**Exercise directions:**
Output all the entries word for word. Omit the pictures.

[BEGIN Material to process]

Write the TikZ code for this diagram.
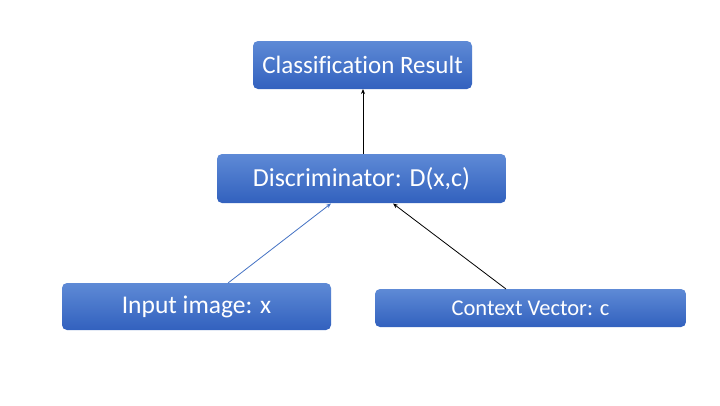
\documentclass[tikz,border=0pt]{standalone}
\usepackage{fontspec}
\setmainfont[Ligatures=NoCommon]{Carlito}
\usetikzlibrary{arrows.meta}
\definecolor{boxtop}{HTML}{5E8AD6}
\definecolor{boxbot}{HTML}{3261BE}
\definecolor{linkblue}{HTML}{4472C4}
\tikzset{
  box/.style={rounded corners=5pt, top color=boxtop, bottom color=boxbot, draw=none, text=white, inner sep=0pt},
  link/.style={line width=0.8pt, -{Stealth[length=5pt,width=4pt]}}
}
\begin{document}
\begin{tikzpicture}[x=1pt,y=-1pt]
\useasboundingbox (0,0) rectangle (720,405);
\fill[white] (0,0) rectangle (720,405);
\node[box, minimum width=219pt, minimum height=48pt, font=\fontsize{25}{30}\selectfont] (cls) at (362.5,65) {Classification Result};
\node[box, minimum width=289pt, minimum height=49pt, font=\fontsize{26}{30}\selectfont] (disc) at (361.5,178.5) {Discriminator: D(x,c)};
\node[box, minimum width=269pt, minimum height=47pt, font=\fontsize{25.5}{30}\selectfont] (inp) at (196.5,306.5) {Input image: x};
\node[box, minimum width=311pt, minimum height=38pt, font=\fontsize{22.5}{26}\selectfont] (ctx) at (530.5,308) {Context Vector: c};
\coordinate (dtop) at (363,154);
\coordinate (cbot) at (363,89);
\coordinate (itop) at (228,283);
\coordinate (dbl) at (331,203.5);
\coordinate (ctop) at (506,289);
\coordinate (dbr) at (393,203.5);
\draw[link, black] (dtop) -- (cbot);
\draw[link, linkblue] (itop) -- (dbl);
\draw[link, black] (ctop) -- (dbr);
\end{tikzpicture}
\end{document}
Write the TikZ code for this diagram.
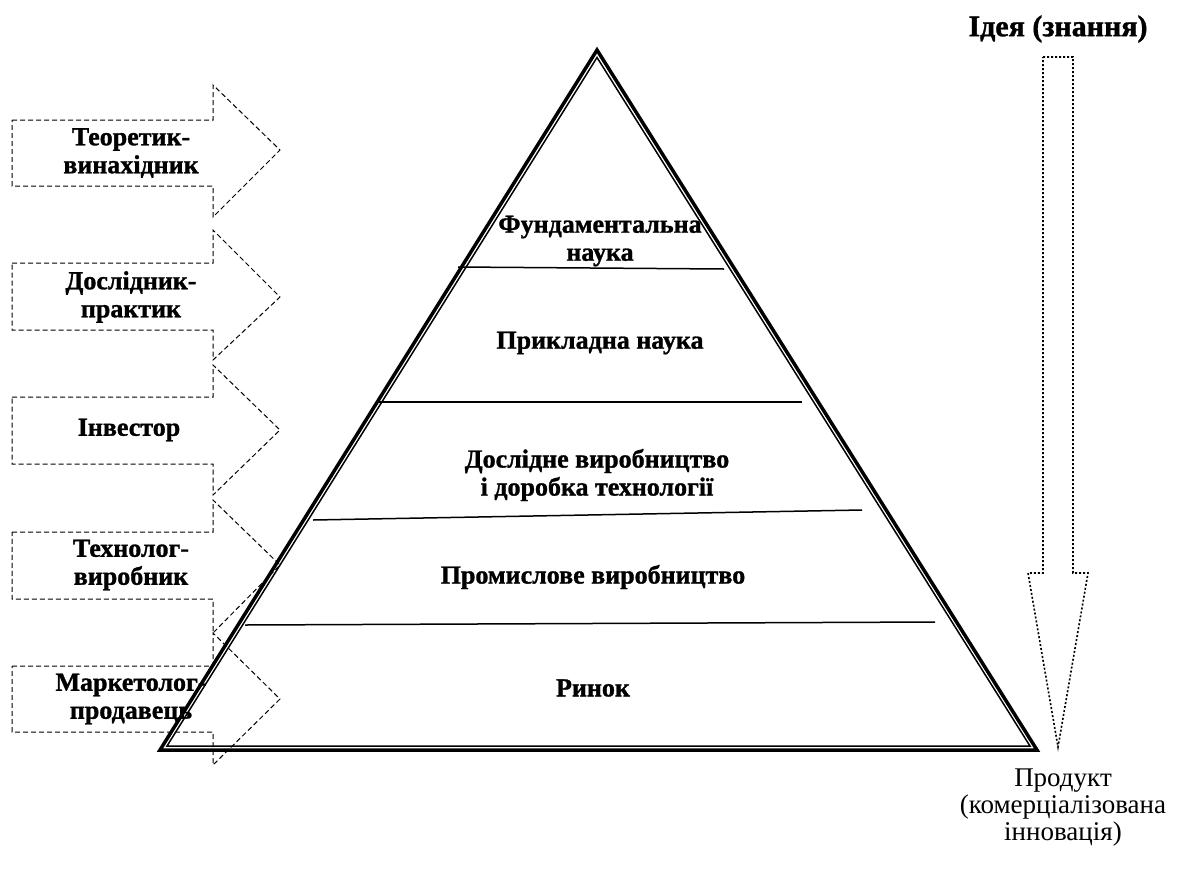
\documentclass[tikz,border=0pt]{standalone}
\usepackage{fontspec}
\setmainfont{Liberation Serif}[BoldFeatures={FakeBold=1.2}]
\usetikzlibrary{positioning}

\begin{document}
\begin{tikzpicture}[x=0.5pt,y=-0.5pt,
  level text/.style={font=\fontsize{13}{14}\selectfont\bfseries,align=center,inner sep=0pt},
  role text/.style={font=\fontsize{13}{14}\selectfont\bfseries,align=center,inner sep=0pt},
  role arrow/.style={draw,line width=0.5pt,dash pattern=on 2.5pt off 1.5pt},
  flow arrow/.style={draw,line width=0.8pt,dash pattern=on 1pt off 1pt},
  level line/.style={draw,line width=0.75pt}]

  \useasboundingbox (0,0) rectangle (1177,873);

  % roles on the left
  \draw[role arrow] (12,120) -- (213,120) -- (213,85) -- (280,150) -- (213,217) -- (213,186) -- (12,186) -- cycle;
  \draw[role arrow] (12,263) -- (213,263) -- (213,230) -- (280,297) -- (213,360) -- (213,330) -- (12,330) -- cycle;
  \draw[role arrow] (12,397) -- (213,397) -- (213,365) -- (280,430) -- (213,495) -- (213,464) -- (12,464) -- cycle;
  \draw[role arrow] (12,532) -- (213,532) -- (213,500) -- (280,565) -- (213,633) -- (213,599) -- (12,599) -- cycle;
  \draw[role arrow] (12,666) -- (213,666) -- (213,633) -- (280,699) -- (213,765) -- (213,732) -- (12,732) -- cycle;

  \node[role text] (theorist) at (131,153) {Теоретик-\\винахідник};
  \node[role text] (researcher) at (131,297) {Дослідник-\\практик};
  \node[role text] (investor) at (129,430) {Інвестор};
  \node[role text] (technologist) at (131,565) {Технолог-\\виробник};
  \node[role text] (marketer) at (131,699) {Маркетолог-\\продавець};

  % pyramid
  \coordinate (left) at (160,750);
  \coordinate (top) at (597,50);
  \coordinate (right) at (1037,750);
  \coordinate (left in) at (167,746);
  \coordinate (top in) at (597,57.5);
  \coordinate (right in) at (1030,746);

  \draw[line width=1.75pt,line join=miter] (left) -- (top) -- (right) -- cycle;
  \draw[line width=0.75pt,line join=miter] (left in) -- (top in) -- (right in) -- cycle;

  \draw[level line] (458,267) -- (724,269);
  \draw[level line] (377,402) -- (802,402);
  \draw[level line] (313,520) -- (862,510);
  \draw[level line] (245,625) -- (935,622);

  \node[level text] (science) at (600,241) {Фундаментальна\\наука};
  \node[level text] (applied) at (600,343) {Прикладна наука};
  \node[level text] (pilot) at (597,475) {Дослідне виробництво\\і доробка технології};
  \node[level text] (industry) at (593,577) {Промислове виробництво};
  \node[level text] (market) at (593,688) {Ринок};

  % idea to product
  \draw[flow arrow] (1043,57) -- (1073,57) -- (1073,573) -- (1088,573) -- (1058,747) -- (1028,573) -- (1043,573) -- cycle;

  \node[font=\fontsize{15}{16}\selectfont\bfseries,inner sep=0pt] (idea) at (1058,29) {Ідея (знання)};
  \node[font=\fontsize{13.5}{13.5}\selectfont,align=center,inner sep=0pt] (product) at (1063,808) {Продукт\\(комерціалізована\\інновація)};
\end{tikzpicture}
\end{document}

[END Material to process]

**Result of this exercise:**
Write the TikZ code for this diagram.
\documentclass[tikz,border=0pt]{standalone}
\usepackage{fontspec}
\setmainfont[Ligatures=NoCommon]{Carlito}
\usetikzlibrary{arrows.meta}
\definecolor{boxtop}{HTML}{5E8AD6}
\definecolor{boxbot}{HTML}{3261BE}
\definecolor{linkblue}{HTML}{4472C4}
\tikzset{
  box/.style={rounded corners=5pt, top color=boxtop, bottom color=boxbot, draw=none, text=white, inner sep=0pt},
  link/.style={line width=0.8pt, -{Stealth[length=5pt,width=4pt]}}
}
\begin{document}
\begin{tikzpicture}[x=1pt,y=-1pt]
\useasboundingbox (0,0) rectangle (720,405);
\fill[white] (0,0) rectangle (720,405);
\node[box, minimum width=219pt, minimum height=48pt, font=\fontsize{25}{30}\selectfont] (cls) at (362.5,65) {Classification Result};
\node[box, minimum width=289pt, minimum height=49pt, font=\fontsize{26}{30}\selectfont] (disc) at (361.5,178.5) {Discriminator: D(x,c)};
\node[box, minimum width=269pt, minimum height=47pt, font=\fontsize{25.5}{30}\selectfont] (inp) at (196.5,306.5) {Input image: x};
\node[box, minimum width=311pt, minimum height=38pt, font=\fontsize{22.5}{26}\selectfont] (ctx) at (530.5,308) {Context Vector: c};
\coordinate (dtop) at (363,154);
\coordinate (cbot) at (363,89);
\coordinate (itop) at (228,283);
\coordinate (dbl) at (331,203.5);
\coordinate (ctop) at (506,289);
\coordinate (dbr) at (393,203.5);
\draw[link, black] (dtop) -- (cbot);
\draw[link, linkblue] (itop) -- (dbl);
\draw[link, black] (ctop) -- (dbr);
\end{tikzpicture}
\end{document}
Write the TikZ code for this diagram.
\documentclass[tikz,border=0pt]{standalone}
\usepackage{fontspec}
\setmainfont{Liberation Serif}[BoldFeatures={FakeBold=1.2}]
\usetikzlibrary{positioning}

\begin{document}
\begin{tikzpicture}[x=0.5pt,y=-0.5pt,
  level text/.style={font=\fontsize{13}{14}\selectfont\bfseries,align=center,inner sep=0pt},
  role text/.style={font=\fontsize{13}{14}\selectfont\bfseries,align=center,inner sep=0pt},
  role arrow/.style={draw,line width=0.5pt,dash pattern=on 2.5pt off 1.5pt},
  flow arrow/.style={draw,line width=0.8pt,dash pattern=on 1pt off 1pt},
  level line/.style={draw,line width=0.75pt}]

  \useasboundingbox (0,0) rectangle (1177,873);

  % roles on the left
  \draw[role arrow] (12,120) -- (213,120) -- (213,85) -- (280,150) -- (213,217) -- (213,186) -- (12,186) -- cycle;
  \draw[role arrow] (12,263) -- (213,263) -- (213,230) -- (280,297) -- (213,360) -- (213,330) -- (12,330) -- cycle;
  \draw[role arrow] (12,397) -- (213,397) -- (213,365) -- (280,430) -- (213,495) -- (213,464) -- (12,464) -- cycle;
  \draw[role arrow] (12,532) -- (213,532) -- (213,500) -- (280,565) -- (213,633) -- (213,599) -- (12,599) -- cycle;
  \draw[role arrow] (12,666) -- (213,666) -- (213,633) -- (280,699) -- (213,765) -- (213,732) -- (12,732) -- cycle;

  \node[role text] (theorist) at (131,153) {Теоретик-\\винахідник};
  \node[role text] (researcher) at (131,297) {Дослідник-\\практик};
  \node[role text] (investor) at (129,430) {Інвестор};
  \node[role text] (technologist) at (131,565) {Технолог-\\виробник};
  \node[role text] (marketer) at (131,699) {Маркетолог-\\продавець};

  % pyramid
  \coordinate (left) at (160,750);
  \coordinate (top) at (597,50);
  \coordinate (right) at (1037,750);
  \coordinate (left in) at (167,746);
  \coordinate (top in) at (597,57.5);
  \coordinate (right in) at (1030,746);

  \draw[line width=1.75pt,line join=miter] (left) -- (top) -- (right) -- cycle;
  \draw[line width=0.75pt,line join=miter] (left in) -- (top in) -- (right in) -- cycle;

  \draw[level line] (458,267) -- (724,269);
  \draw[level line] (377,402) -- (802,402);
  \draw[level line] (313,520) -- (862,510);
  \draw[level line] (245,625) -- (935,622);

  \node[level text] (science) at (600,241) {Фундаментальна\\наука};
  \node[level text] (applied) at (600,343) {Прикладна наука};
  \node[level text] (pilot) at (597,475) {Дослідне виробництво\\і доробка технології};
  \node[level text] (industry) at (593,577) {Промислове виробництво};
  \node[level text] (market) at (593,688) {Ринок};

  % idea to product
  \draw[flow arrow] (1043,57) -- (1073,57) -- (1073,573) -- (1088,573) -- (1058,747) -- (1028,573) -- (1043,573) -- cycle;

  \node[font=\fontsize{15}{16}\selectfont\bfseries,inner sep=0pt] (idea) at (1058,29) {Ідея (знання)};
  \node[font=\fontsize{13.5}{13.5}\selectfont,align=center,inner sep=0pt] (product) at (1063,808) {Продукт\\(комерціалізована\\інновація)};
\end{tikzpicture}
\end{document}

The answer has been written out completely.